The manual further states:
[Medical and religious personnel] may be held by the adversary only as long as the state of health, spiritual needs and numbers of prisoners of war require. During the time of detention of medical personnel by the adversary, they must at least enjoy the benefits of the Prisoner of War Convention [1949 Geneva Convention III]. They must be returned if the medical or religious activities are not necessary and military circumstances make a return possible. The exception is that medical auxiliaries are treated as prisoners of war. 
Netherlands, Humanitair Oorlogsrecht: Handleiding, Voorschift No. 27-412, Koninklijke Landmacht, Militair Juridische Dienst, 2005, § 0618.
In addition, the manual provides: “Military members of the medical and religious personnel are not treated as prisoners of war. The detaining power may require them to lend support and assistance to prisoners of war.” 
Netherlands, Humanitair Oorlogsrecht: Handleiding, Voorschift No. 27-412, Koninklijke Landmacht, Militair Juridische Dienst, 2005, § 0704.
In its chapter on non-international armed conflict, the manual states:
Medical and religious personnel must be respected, protected and helped in fulfilling their duties. They may not be forced to carry out tasks incompatible with their humanitarian mission. 
Netherlands, Humanitair Oorlogsrecht: Handleiding, Voorschift No. 27-412, Koninklijke Landmacht, Militair Juridische Dienst, 2005, § 1057.
The Military Manual (1993) of the Netherlands provides:
Medical personnel may be armed with pistols, sub-machine guns and rifles, but not with machine guns or other weapons that have to be handled by more than one person, or with weapons that are meant for use against material objects, such as missile launchers and other anti-tank weapons, nor with fragmentation hand grenades and the like. 
Netherlands, Toepassing Humanitair Oorlogsrecht, Voorschift No. 27-412/1, Koninklijke Landmacht, Ministerie van Defensie, 1993, p. VI-5.
The Military Handbook (1995) of the Netherlands states:
Medical personnel may not in any way take part in hostilities, but they may be armed. They may, however, only use these weapons to defend themselves or the wounded and sick in their care and not, for example, to prevent being captured by the enemy. 
Netherlands, Handboek Militair, Ministerie van Defensie, 1995, pp. 7-40/7-41.

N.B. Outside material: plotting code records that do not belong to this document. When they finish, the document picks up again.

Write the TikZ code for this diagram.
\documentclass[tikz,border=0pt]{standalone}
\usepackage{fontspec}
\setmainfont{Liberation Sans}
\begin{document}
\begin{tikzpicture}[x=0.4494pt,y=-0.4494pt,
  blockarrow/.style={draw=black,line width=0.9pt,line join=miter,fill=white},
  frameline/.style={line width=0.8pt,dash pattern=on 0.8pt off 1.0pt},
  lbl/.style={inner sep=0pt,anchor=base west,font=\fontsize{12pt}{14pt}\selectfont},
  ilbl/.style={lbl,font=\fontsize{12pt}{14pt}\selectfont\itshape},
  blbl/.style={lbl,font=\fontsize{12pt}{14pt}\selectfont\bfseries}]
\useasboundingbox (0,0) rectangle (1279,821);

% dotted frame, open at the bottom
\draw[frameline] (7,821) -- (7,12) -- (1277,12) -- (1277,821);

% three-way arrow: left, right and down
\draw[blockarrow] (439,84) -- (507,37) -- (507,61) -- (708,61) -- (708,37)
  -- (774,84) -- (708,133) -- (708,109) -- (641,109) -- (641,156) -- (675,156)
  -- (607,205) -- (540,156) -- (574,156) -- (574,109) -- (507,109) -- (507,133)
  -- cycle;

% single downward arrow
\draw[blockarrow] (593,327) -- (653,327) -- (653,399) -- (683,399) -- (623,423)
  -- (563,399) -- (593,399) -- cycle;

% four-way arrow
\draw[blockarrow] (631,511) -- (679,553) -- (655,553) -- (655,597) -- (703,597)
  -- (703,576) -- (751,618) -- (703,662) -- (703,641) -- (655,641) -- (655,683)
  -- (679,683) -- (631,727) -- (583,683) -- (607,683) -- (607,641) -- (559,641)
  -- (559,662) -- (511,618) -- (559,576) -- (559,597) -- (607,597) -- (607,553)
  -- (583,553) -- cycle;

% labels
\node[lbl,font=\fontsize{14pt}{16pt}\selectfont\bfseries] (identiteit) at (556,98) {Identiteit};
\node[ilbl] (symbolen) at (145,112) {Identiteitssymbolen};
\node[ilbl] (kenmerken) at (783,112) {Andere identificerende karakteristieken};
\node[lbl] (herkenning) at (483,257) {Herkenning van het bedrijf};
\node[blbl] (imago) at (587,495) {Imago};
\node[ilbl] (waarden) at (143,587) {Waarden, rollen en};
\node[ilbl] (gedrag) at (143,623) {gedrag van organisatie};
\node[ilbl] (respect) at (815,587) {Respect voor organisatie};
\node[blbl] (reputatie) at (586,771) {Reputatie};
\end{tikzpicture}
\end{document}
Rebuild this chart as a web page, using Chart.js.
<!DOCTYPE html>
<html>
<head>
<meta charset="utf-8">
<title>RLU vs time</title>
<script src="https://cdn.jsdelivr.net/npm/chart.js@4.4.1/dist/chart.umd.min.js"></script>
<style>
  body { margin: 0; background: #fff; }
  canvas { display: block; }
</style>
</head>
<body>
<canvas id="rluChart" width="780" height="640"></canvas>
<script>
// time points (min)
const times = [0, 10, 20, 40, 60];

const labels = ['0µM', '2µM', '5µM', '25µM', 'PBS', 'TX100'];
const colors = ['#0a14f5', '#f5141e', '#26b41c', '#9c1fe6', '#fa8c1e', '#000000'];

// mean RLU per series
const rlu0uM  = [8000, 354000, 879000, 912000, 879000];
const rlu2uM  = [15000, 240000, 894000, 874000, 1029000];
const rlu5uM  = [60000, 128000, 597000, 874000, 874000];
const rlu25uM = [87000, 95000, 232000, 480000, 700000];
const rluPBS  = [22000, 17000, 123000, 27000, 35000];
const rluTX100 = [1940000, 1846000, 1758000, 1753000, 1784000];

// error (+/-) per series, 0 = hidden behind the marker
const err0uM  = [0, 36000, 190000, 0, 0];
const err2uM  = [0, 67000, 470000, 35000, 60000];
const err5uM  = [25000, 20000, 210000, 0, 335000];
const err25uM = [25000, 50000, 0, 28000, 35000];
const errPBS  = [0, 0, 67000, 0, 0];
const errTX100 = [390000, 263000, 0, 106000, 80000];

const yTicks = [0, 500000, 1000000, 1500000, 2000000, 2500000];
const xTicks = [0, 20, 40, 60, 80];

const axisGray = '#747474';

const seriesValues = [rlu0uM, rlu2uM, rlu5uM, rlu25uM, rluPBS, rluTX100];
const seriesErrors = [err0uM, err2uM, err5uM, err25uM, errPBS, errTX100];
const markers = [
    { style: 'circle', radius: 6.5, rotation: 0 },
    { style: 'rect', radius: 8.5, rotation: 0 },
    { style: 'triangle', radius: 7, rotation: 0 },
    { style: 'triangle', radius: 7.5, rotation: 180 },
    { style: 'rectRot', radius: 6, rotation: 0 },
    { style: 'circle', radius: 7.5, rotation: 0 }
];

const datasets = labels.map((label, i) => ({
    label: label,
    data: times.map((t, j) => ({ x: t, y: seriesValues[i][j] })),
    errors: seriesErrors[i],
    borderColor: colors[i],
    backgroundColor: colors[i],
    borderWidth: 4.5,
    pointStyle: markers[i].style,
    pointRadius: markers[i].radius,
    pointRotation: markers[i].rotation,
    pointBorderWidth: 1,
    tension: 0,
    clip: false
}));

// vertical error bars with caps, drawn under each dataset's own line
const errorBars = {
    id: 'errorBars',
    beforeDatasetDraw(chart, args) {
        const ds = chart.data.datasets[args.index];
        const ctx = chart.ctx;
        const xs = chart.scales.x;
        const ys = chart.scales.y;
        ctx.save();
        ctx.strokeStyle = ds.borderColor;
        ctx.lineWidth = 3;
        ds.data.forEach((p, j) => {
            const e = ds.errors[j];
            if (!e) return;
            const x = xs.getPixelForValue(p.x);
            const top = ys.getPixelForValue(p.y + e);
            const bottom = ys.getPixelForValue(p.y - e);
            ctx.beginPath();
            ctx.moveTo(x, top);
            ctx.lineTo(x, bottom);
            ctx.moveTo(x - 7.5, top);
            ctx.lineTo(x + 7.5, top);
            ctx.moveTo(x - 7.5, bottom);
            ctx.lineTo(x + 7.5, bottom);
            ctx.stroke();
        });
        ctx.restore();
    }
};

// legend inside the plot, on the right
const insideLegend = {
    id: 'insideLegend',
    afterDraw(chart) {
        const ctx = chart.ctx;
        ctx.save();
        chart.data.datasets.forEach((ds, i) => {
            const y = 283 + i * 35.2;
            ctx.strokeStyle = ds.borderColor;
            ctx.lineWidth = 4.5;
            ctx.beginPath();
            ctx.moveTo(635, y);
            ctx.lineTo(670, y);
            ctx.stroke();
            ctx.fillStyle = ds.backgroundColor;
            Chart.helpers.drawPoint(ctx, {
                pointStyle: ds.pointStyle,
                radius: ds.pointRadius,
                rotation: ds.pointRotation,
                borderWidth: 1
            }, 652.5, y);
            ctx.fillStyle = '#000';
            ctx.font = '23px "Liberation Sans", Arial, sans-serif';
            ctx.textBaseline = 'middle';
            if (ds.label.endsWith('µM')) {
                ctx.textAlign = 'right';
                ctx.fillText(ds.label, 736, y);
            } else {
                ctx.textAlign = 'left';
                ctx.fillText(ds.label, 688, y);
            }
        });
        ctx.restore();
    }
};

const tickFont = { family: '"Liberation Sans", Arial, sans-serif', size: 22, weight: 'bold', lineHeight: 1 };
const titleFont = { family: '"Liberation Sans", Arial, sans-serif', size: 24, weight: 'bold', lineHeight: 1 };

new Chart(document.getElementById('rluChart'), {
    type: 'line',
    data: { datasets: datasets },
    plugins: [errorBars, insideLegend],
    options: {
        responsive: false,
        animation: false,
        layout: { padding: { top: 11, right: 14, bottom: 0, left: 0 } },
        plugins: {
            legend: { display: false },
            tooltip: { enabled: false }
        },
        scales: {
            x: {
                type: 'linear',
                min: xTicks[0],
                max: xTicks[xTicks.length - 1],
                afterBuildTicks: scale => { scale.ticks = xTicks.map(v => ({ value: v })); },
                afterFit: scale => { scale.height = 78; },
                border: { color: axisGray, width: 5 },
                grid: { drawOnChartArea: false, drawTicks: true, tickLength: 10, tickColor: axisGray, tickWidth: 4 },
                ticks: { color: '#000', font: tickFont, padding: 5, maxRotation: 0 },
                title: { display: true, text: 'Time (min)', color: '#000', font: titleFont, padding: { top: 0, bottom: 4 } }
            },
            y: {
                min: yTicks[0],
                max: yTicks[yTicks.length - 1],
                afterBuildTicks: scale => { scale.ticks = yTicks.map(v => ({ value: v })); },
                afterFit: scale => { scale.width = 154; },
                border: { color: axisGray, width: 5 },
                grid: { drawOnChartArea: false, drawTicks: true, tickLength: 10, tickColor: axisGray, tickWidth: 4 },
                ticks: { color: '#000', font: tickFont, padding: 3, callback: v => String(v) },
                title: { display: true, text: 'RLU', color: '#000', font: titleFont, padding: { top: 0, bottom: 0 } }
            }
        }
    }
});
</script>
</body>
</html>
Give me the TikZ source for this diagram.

The Military Manual (2005) of the Netherlands states:
0618. Medical and religious personnel are non-combatants. They may not take part in hostilities. However, medical personnel may bear arms – see point 0621. If they fall into enemy hands, medical personnel are not considered as prisoners of war.
0621. In relation to medical personnel bearing arms, the rule is that they may carry a personal firearm such as a pistol, automatic pistol or rifle. Medical personnel may not be armed with machine guns or other support weapons. They must not bear weapons designed for use against materiel targets, such as rocket launchers and other anti-tank weapons, or fragmentation hand grenades, etc. They may fire their weapons in self-defence, for the defence of the wounded and sick in their care, and to preserve order and calm within the medical institution. 
Netherlands, Humanitair Oorlogsrecht: Handleiding, Voorschift No. 27-412, Koninklijke Landmacht, Militair Juridische Dienst, 2005, §§ 0618 and 0621.